Стоя на перроне, начальник станции помахал рукой ребенку, который, прильнув носиком к окну, радостно ему улыбался.
Запах феты, кислый и острый, вызвал у Серопа приступ тошноты. Хоть он и был голоден, этот вонючий запах сыра, наполнявший купе, был отвратителен.
– Как тебя зовут? – Маленький мальчик, который ел хлеб, щедро намазанный фетой с маслинами, обратился к ребенку на руках у Серопа, уставившись на него черными выпученными глазами. Он был худенький, но на костлявых плечах держалась непомерно большая голова.
– Иди сюда, он еще слишком мал и не умеет говорить, – притянула его к себе мать, маленькая и такая же худая женщина, в красном с желтыми цветочками платке на голове. – Ему еще и года нет, правда? – спросила она у Серопа, глядя куда-то в сторону, а не в глаза.
Сероп слегка кивнул, но это не удовлетворило любопытства женщины.
– Моему уже семь, но бедняжка болен, – продолжала она, показывая на сына. А тот улыбался, довольный, будто болезнь – это достоинство, которое делало его особенным. – Твой тоже болеет? – спросила женщина, качаясь в ритм едущего поезда.
– Нет.
– Тогда я плохо расслышала на вокзале, мне показалось, что ты говорил, будто у него жар.

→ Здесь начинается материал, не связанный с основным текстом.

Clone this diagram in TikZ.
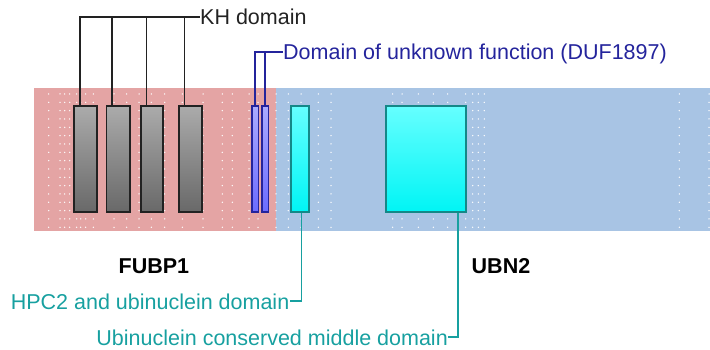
\documentclass[tikz,border=0pt]{standalone}
\usepackage{fontspec}
\setmainfont{Liberation Sans}
\usepackage{xcolor}
\usepackage{tikz}
\usetikzlibrary{positioning}
\definecolor{fubpink}{HTML}{E4A4A4}
\definecolor{ubnblue}{HTML}{A8C4E4}
\definecolor{khdark}{HTML}{222222}
\definecolor{dufblue}{HTML}{24249C}
\definecolor{ubnteal}{HTML}{17A0A0}

\begin{document}
\begin{tikzpicture}[
  x=1pt, y=-1pt, font=\fontsize{21.5}{25}\selectfont,
  band/.style={anchor=north west, inner sep=0pt, minimum height=142.7},
  dom/.style={line width=1.6pt, minimum height=105.8, inner sep=0pt},
  khbox/.style={dom, draw=khdark, top color=black!33, bottom color=black!59},
  dufbox/.style={dom, draw=dufblue, top color=blue!33, bottom color=blue!58},
  ubnbox/.style={dom, draw=ubnteal!85!black, top color=cyan!60, bottom color=cyan!92!teal},
  lab/.style={inner sep=0pt, text height=16pt, text depth=0pt},
  khline/.style={line width=1.8pt, draw=khdark},
  dufline/.style={line width=1.8pt, draw=dufblue},
  ubnline/.style={line width=1.8pt, draw=ubnteal},
  gene/.style={font=\fontsize{21.5}{25}\selectfont\bfseries, inner sep=0pt, anchor=base west}
]
\useasboundingbox (0,0) rectangle (710,350);

% protein bands
\node[band, fill=fubpink, minimum width=242] (fubp) at (34,88) {};
\node[band, fill=ubnblue, minimum width=434] (ubn)  at (276,88) {};

% residue dots
\foreach \dx in {48.7,60,64.7,69.7,76.7,80.7,85.7,93.3,114,126.7,139,151.3,164.7,182.3,203,222.3,232.3,249,258,
                 276,288.3,301,318.3,331,392.7,402,418.3,433.3,447.7,465.7,472.7,478.3,484.3,679.3,709}
  \foreach \k in {0,...,16}
    \fill[white] (\dx,94+8.33*\k) circle (0.75);

% FUBP1 domains
\node[khbox, minimum width=23]   (kh1) at (85.65,159) {};
\node[khbox, minimum width=23.7] (kh2) at (118.35,159) {};
\node[khbox, minimum width=22]   (kh3) at (151.85,159) {};
\node[khbox, minimum width=23.4] (kh4) at (190.5,159) {};
\node[dufbox, minimum width=6.7] (duf1) at (255.15,159) {};
\node[dufbox, minimum width=6.4] (duf2) at (265.3,159) {};

% UBN2 domains
\node[ubnbox, minimum width=17.8] (hpc) at (300,159) {};
\node[ubnbox, minimum width=79.8] (ucm) at (426,159) {};

% labels
\node[lab, anchor=west, text=khdark]  (khlab)  at (200,16.7) {KH domain};
\node[lab, anchor=west, text=dufblue] (duflab) at (283,51.7) {Domain of unknown function (DUF1897)};
\node[lab, anchor=east, text=ubnteal] (hpclab) at (289.5,301) {HPC2 and ubinuclein domain};
\node[lab, anchor=east, text=ubnteal] (ucmlab) at (448,337.3) {Ubinuclein conserved middle domain};
\node[gene] (fubplab) at (118.5,273.3) {FUBP1};
\node[gene] (ubnlab)  at (471.5,273.3) {UBN2};

% connectors
\foreach \b in {kh1,kh2,kh3,kh4}
  \draw[khline] ([xshift=6.5]\b.north west) |- (khlab.west);
\draw[dufline] (duf1.north) |- (duflab.west);
\draw[dufline] (duf2.north) |- (duflab.west);
\draw[ubnline] ([xshift=11.2]hpc.south west) |- (hpclab.east);
\draw[ubnline] ([xshift=72.9]ucm.south west) |- (ucmlab.east);
\end{tikzpicture}
\end{document}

– Нет, – повторил Сероп с растерянным и в то же время удивленным видом.
– Храни его Бог! – воскликнула женщина и перекрестилась. – Скажи мне, за какие грехи наказан мой сын? Долихоцефалия – я целый год училась только правильно произносить это слово. Когда у него случается припадок – это мучение какое-то, он мечется, бьется головой о стены, кричит и хнычет.